AVOCADO SALAD


COOKBOOK: Moro Oil Cooking Book (video below)

I often get asked to post salads with a twist which can be made in no time. Here’s one that I love.

BBQ picnic, dinner at home, friends coming or just an unexpected visitor? You can put this one together in no time and they will be impressed.

I use my processor to get the finest cut with the capsicums/peppers, but this can also be done manually.

The avocado is a fruit and one which deserves recognition as its used in many ways, in salads, tacos, toast, pies and many more.

The avocado originated in Central and South America and became trendy around the same time people stopped stressing over fatty foods. There is some confusion about the fats in this little beauty! Avocados are high in fat (fats called monounsaturated fats) and are heart healthy and may help raise (good HDL) and lower(bad LDL) cholesterol.

Yes, its true, 1 avocado has approx 300 calories, so perhaps eating half might be a good idea. They carry over 20 different vitamins, minerals and nutrients and is definitely a power fruit!

Hope you enjoy



RECIPE

Serves 4

1/4 cup olive oil

Grated rind and juice from 1 lemon

1 tablespoon of sweet chilli sauce

Salt

150g rocket or green salad

1 large red capsicum, listed thinly

1 large cucumber, sliced thinly

2 avocados, remove from skin & sliced or cut in chunks

Place lemon rind, lemon juice and olive oil in a bowl, mix and set aside. (PLEASE NOTE: in video unfortunately it does not show the mix of lemon and olive oil)

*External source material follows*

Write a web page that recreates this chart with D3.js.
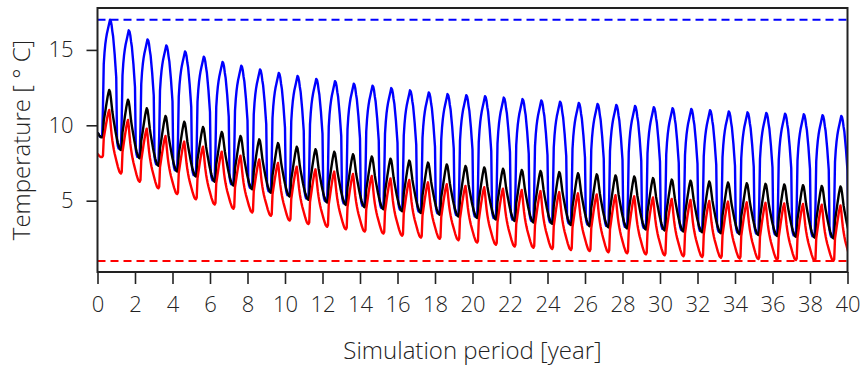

In a frying pan, add one tablespoon of the oil mixture and fry the capsicum until soft. Add the sweet chilli sauce and remove from heat. Allow it to cool down.

In a salad bowl, add the rocket or lettuce leaves, salt, capsicum, cucumbers and the lemon/olive oil dressing and mix well. Add the avocado, carefully combine. Ready to serve.

NOTE: when peeling the cucumber, leave some green skin on it. This gives it a nice decorative look to the salad.